The Japanese word bonno translates the Sanskrit klesha, “pain, affliction, distress,” and this term is interpreted by the Chinese Buddhists as “delusions, trials, or temptations of the passions which disturb and distress the mind”; also in brief as the “Three Poisons.” The Three Poisons are “greed, hatred, and ignorance,” and we settled on this interpretation as the most specific. “Obstacles” seemed to lack specificity, while the use of “passions” and “desires” echo Calvinism rather than Buddhism. Without “passions” we’d be the walking dead, and without “desires” we wouldn’t even be walking. Dan means “conclude, dismiss, cut,” and is rendered “cut them off” in some Western versions. One community member suggested that while “cut” has a precedent, it seemed macho. Instead we chose “abandon them,” which implies that these actions were formerly esteemed—which they were.
Like the first, this second line is about one’s own mind. It expresses the aspiration to “cut off the mind road,” in Wu-men’s terminology, to cut the tape of incessant chatter, the internal monologue that inevitably relates to “how I am, how I was, how I will be.” In the silence that follows, one turns naturally to the well-being of others, as the Buddha turned his mind to his five disciples in Benares when he cut his own incessant tape.
ho mon mu ryo sei gan gaku
dharma gates no measure pledge vow learn
dharma gates are countless; I vow to wake to them.
When our sangha first wrestled with the wording of the vows sixteen years ago, Stephen Mitchell, who was translating The Book of Job at the time, suggested that we use the expression “vast and fathomless,” which appears in Job’s first response to Bildad the Shuhite. We omitted the troublesome “gates,” and rendered the line, “Though the dharma is vast and fathomless.” But in our new version we have reinstated the “gates” because they really are dharma openings—our chances for realization of the myriad things that advance and confirm us—when we are open to them.
Another problem with this line lies in the word gaku, “learn” or “study,” the graph found in compounds that means “school,” “institute,” and “student.” It is usually translated “understand” or “master,” neither of which conveys the idea of “being receptive to,” which gaku seems to suggest here. After all, how does one master or understand an opportunity! This line recalls Zen master Bassui’s challenge: “Who is hearing that sound?” When you are receptive and not lost in thoughts, that sound, touch, glimpse, or scent is your great chance.
Butsu do mu jo sei gan jo
Buddha way no top pledge vow become
Buddha’s way is unsurpassed; I vow to embody it fully.
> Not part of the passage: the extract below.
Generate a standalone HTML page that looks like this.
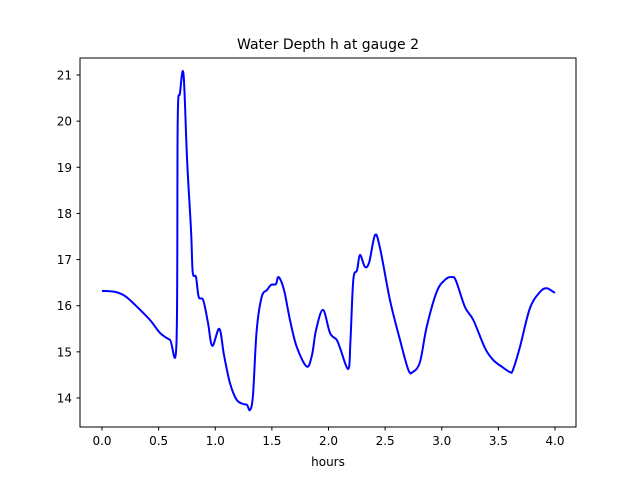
<!DOCTYPE html>
<html><head><meta charset="utf-8"><style>
body{margin:0;background:#fff;}
svg{display:block;font-family:"DejaVu Sans","Liberation Sans",sans-serif;}
</style></head><body>
<svg id="chart" width="640" height="480">
<rect x="0" y="0" width="640" height="480" fill="#fff"/>
<text x="328" y="49" text-anchor="middle" font-size="14">Water Depth h at gauge 2</text>
<g id="plot"></g>
<rect x="80" y="58" width="496" height="369" fill="none" stroke="#000" stroke-width="1"/>
<text x="328" y="466" text-anchor="middle" font-size="12">hours</text>
</svg>
<script>
const hours=[0,0.115,0.203,0.291,0.424,0.512,0.6,0.658,0.668,0.689,0.72,0.751,0.786,0.801,0.83,0.854,0.894,0.936,0.974,1.036,1.077,1.13,1.189,1.248,1.28,1.307,1.333,1.366,1.41,1.457,1.492,1.536,1.559,1.607,1.66,1.719,1.808,1.854,1.89,1.951,2.013,2.072,2.102,2.175,2.194,2.219,2.252,2.278,2.322,2.36,2.411,2.455,2.543,2.631,2.705,2.743,2.808,2.867,2.955,3.029,3.088,3.126,3.205,3.279,3.382,3.455,3.529,3.603,3.629,3.691,3.779,3.868,3.927,3.985,4.0];
const depth=[16.32,16.3,16.21,16.02,15.69,15.41,15.26,15.21,19.96,20.61,21.02,19.16,17.64,16.73,16.62,16.19,16.12,15.63,15.13,15.5,14.93,14.32,13.96,13.87,13.85,13.74,14.06,15.47,16.19,16.34,16.45,16.47,16.62,16.34,15.69,15.11,14.68,14.93,15.47,15.91,15.41,15.26,15.08,14.63,15.26,16.56,16.77,17.1,16.84,16.95,17.53,17.25,16.12,15.26,14.61,14.56,14.78,15.54,16.3,16.56,16.62,16.54,15.97,15.69,15.08,14.82,14.68,14.56,14.61,15.11,15.95,16.3,16.38,16.3,16.28];
const xTicks=["0.0","0.5","1.0","1.5","2.0","2.5","3.0","3.5","4.0"];
const yTicks=[14,15,16,17,18,19,20,21];
const NS="http://www.w3.org/2000/svg";
function xs(v){return 102+v*113.25;}
function ys(v){return 75+(21-v)*46.14;}
const g=document.getElementById('plot');
xTicks.forEach(t=>{
  const x=xs(parseFloat(t));
  const l=document.createElementNS(NS,'line');
  l.setAttribute('x1',x);l.setAttribute('x2',x);l.setAttribute('y1',427);l.setAttribute('y2',430.5);
  l.setAttribute('stroke','#000');
  
  
  g.appendChild(l);
  const tx=document.createElementNS(NS,'text');
  tx.setAttribute('x',x);tx.setAttribute('y',445);tx.setAttribute('text-anchor','middle');tx.setAttribute('font-size','12');
  tx.textContent=t;
  
  
  g.appendChild(tx);
});
yTicks.forEach(t=>{
  const y=ys(t);
  const l=document.createElementNS(NS,'line');
  l.setAttribute('x1',76.5);l.setAttribute('x2',80);l.setAttribute('y1',y);l.setAttribute('y2',y);
  l.setAttribute('stroke','#000');
  
  
  g.appendChild(l);
  const tx=document.createElementNS(NS,'text');
  tx.setAttribute('x',72);tx.setAttribute('y',y+4.5);tx.setAttribute('text-anchor','end');tx.setAttribute('font-size','12');
  tx.textContent=t;
  
  
  g.appendChild(tx);
});
const P=hours.map((h,i)=>[xs(h),ys(depth[i])]);
let d='M'+P[0][0].toFixed(1)+','+P[0][1].toFixed(1);
for(let i=0;i<P.length-1;i++){
  const p0=P[Math.max(0,i-1)],p1=P[i],p2=P[i+1],p3=P[Math.min(P.length-1,i+2)];
  const c1x=p1[0]+(p2[0]-p0[0])/6,c1y=p1[1]+(p2[1]-p0[1])/6;
  const c2x=p2[0]-(p3[0]-p1[0])/6,c2y=p2[1]-(p3[1]-p1[1])/6;
  d+=' C'+c1x.toFixed(1)+','+c1y.toFixed(1)+' '+c2x.toFixed(1)+','+c2y.toFixed(1)+' '+p2[0].toFixed(1)+','+p2[1].toFixed(1);
}
const pl=document.createElementNS(NS,'path');
pl.setAttribute('d',d);
pl.setAttribute('fill','none');pl.setAttribute('stroke','#0000ff');pl.setAttribute('stroke-width','2');pl.setAttribute('stroke-linejoin','round');


g.appendChild(pl);
</script>
</body></html>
Butsu is “Buddha” and do is “Tao,” so Butsudo is the Buddha Tao or Buddha dharma, the Way of the Buddha, and the practice of Buddhism. More fundamentally, it would be perennial practice, as set forth by the Buddha and his successors.
Mujo is literally “no higher,” with jo meaning “top.” Gary Snyder translated this line, “Buddha’s way is endless, I vow to follow through.” In our first seminar, we had a hard time with jo. After some discussion, we settled on “embody,” and we added “fully” to give the Vows a feeling of completion.
This final line is our vow to walk the Eightfold Path of the Buddha as rigorously and as nobly as he did. This is the Way that begins with Right Views: clear insight into the insubstantial nature of the self and all things, the innate harmony of the universal organism, and the uniqueness of each individual being. It then extends to the application of these Views in thoughts, words, conduct, livelihood, lifestyle, recollection, and meditation.